» **INSTRUCTIONS TO FOLLOW**: Each line of the listing must be transcribed exactly, except for the images, which should be excluded.

» **PROVIDED MATERIAL**:

┄┄┄┄┄┄┄┄┄┄┄┄┄┄┄┄┄┄┄┄

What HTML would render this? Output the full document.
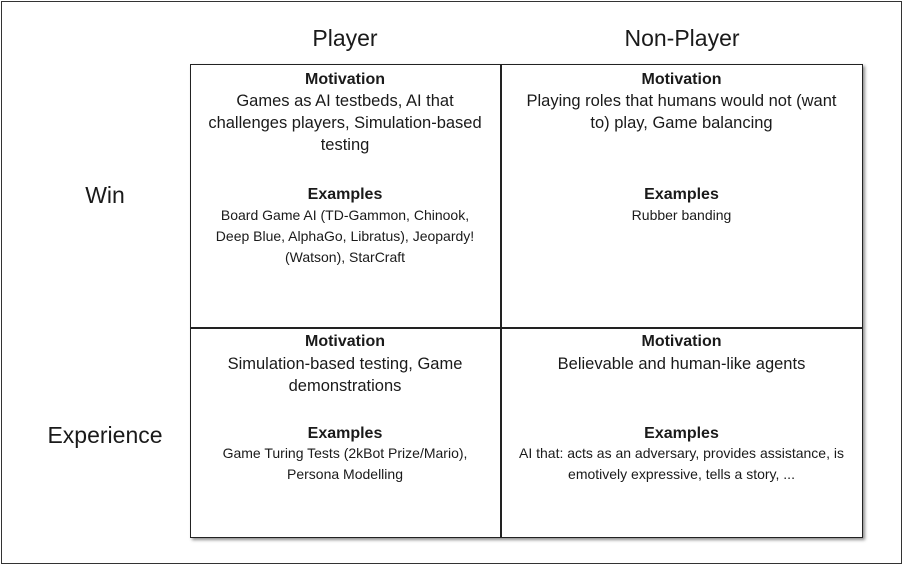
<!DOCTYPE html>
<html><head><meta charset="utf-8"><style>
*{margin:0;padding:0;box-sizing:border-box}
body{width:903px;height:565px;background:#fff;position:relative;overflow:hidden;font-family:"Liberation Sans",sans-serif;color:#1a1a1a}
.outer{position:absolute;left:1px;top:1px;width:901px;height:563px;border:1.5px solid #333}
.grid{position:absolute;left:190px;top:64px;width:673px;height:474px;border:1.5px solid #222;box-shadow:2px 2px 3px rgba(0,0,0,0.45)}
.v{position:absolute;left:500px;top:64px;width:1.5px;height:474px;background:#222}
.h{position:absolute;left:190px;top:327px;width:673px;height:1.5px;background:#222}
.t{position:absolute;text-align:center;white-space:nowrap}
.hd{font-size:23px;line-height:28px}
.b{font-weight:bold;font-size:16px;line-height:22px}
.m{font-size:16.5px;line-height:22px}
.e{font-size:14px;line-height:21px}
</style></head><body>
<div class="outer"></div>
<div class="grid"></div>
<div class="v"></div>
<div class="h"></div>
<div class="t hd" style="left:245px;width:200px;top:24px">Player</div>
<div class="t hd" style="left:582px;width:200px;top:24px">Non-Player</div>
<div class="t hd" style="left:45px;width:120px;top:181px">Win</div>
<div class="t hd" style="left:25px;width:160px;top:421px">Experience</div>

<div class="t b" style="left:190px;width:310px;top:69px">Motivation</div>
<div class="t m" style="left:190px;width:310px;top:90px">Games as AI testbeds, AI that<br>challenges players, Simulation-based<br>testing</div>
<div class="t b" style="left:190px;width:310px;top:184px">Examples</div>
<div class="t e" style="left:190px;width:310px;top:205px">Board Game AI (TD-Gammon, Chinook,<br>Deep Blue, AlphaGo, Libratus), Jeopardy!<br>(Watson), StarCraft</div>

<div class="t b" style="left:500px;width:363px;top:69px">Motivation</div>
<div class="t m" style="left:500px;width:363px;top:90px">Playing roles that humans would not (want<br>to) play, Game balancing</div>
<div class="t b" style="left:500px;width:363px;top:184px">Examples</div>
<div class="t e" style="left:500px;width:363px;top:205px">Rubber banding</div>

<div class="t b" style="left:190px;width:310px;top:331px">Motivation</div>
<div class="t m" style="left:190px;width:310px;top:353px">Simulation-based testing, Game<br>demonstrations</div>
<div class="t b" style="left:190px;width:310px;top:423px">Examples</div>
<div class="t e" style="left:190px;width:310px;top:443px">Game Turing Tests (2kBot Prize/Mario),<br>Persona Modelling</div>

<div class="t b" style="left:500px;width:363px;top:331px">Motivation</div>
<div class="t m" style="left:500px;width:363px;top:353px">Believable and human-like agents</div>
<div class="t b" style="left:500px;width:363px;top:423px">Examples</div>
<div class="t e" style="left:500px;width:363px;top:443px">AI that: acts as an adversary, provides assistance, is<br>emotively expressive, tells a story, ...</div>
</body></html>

┄┄┄┄┄┄┄┄┄┄┄┄┄┄┄┄┄┄┄┄

» **THE RESULT**:
What HTML would render this? Output the full document.
<!DOCTYPE html>
<html><head><meta charset="utf-8"><style>
*{margin:0;padding:0;box-sizing:border-box}
body{width:903px;height:565px;background:#fff;position:relative;overflow:hidden;font-family:"Liberation Sans",sans-serif;color:#1a1a1a}
.outer{position:absolute;left:1px;top:1px;width:901px;height:563px;border:1.5px solid #333}
.grid{position:absolute;left:190px;top:64px;width:673px;height:474px;border:1.5px solid #222;box-shadow:2px 2px 3px rgba(0,0,0,0.45)}
.v{position:absolute;left:500px;top:64px;width:1.5px;height:474px;background:#222}
.h{position:absolute;left:190px;top:327px;width:673px;height:1.5px;background:#222}
.t{position:absolute;text-align:center;white-space:nowrap}
.hd{font-size:23px;line-height:28px}
.b{font-weight:bold;font-size:16px;line-height:22px}
.m{font-size:16.5px;line-height:22px}
.e{font-size:14px;line-height:21px}
</style></head><body>
<div class="outer"></div>
<div class="grid"></div>
<div class="v"></div>
<div class="h"></div>
<div class="t hd" style="left:245px;width:200px;top:24px">Player</div>
<div class="t hd" style="left:582px;width:200px;top:24px">Non-Player</div>
<div class="t hd" style="left:45px;width:120px;top:181px">Win</div>
<div class="t hd" style="left:25px;width:160px;top:421px">Experience</div>

<div class="t b" style="left:190px;width:310px;top:69px">Motivation</div>
<div class="t m" style="left:190px;width:310px;top:90px">Games as AI testbeds, AI that<br>challenges players, Simulation-based<br>testing</div>
<div class="t b" style="left:190px;width:310px;top:184px">Examples</div>
<div class="t e" style="left:190px;width:310px;top:205px">Board Game AI (TD-Gammon, Chinook,<br>Deep Blue, AlphaGo, Libratus), Jeopardy!<br>(Watson), StarCraft</div>

<div class="t b" style="left:500px;width:363px;top:69px">Motivation</div>
<div class="t m" style="left:500px;width:363px;top:90px">Playing roles that humans would not (want<br>to) play, Game balancing</div>
<div class="t b" style="left:500px;width:363px;top:184px">Examples</div>
<div class="t e" style="left:500px;width:363px;top:205px">Rubber banding</div>

<div class="t b" style="left:190px;width:310px;top:331px">Motivation</div>
<div class="t m" style="left:190px;width:310px;top:353px">Simulation-based testing, Game<br>demonstrations</div>
<div class="t b" style="left:190px;width:310px;top:423px">Examples</div>
<div class="t e" style="left:190px;width:310px;top:443px">Game Turing Tests (2kBot Prize/Mario),<br>Persona Modelling</div>

<div class="t b" style="left:500px;width:363px;top:331px">Motivation</div>
<div class="t m" style="left:500px;width:363px;top:353px">Believable and human-like agents</div>
<div class="t b" style="left:500px;width:363px;top:423px">Examples</div>
<div class="t e" style="left:500px;width:363px;top:443px">AI that: acts as an adversary, provides assistance, is<br>emotively expressive, tells a story, ...</div>
</body></html>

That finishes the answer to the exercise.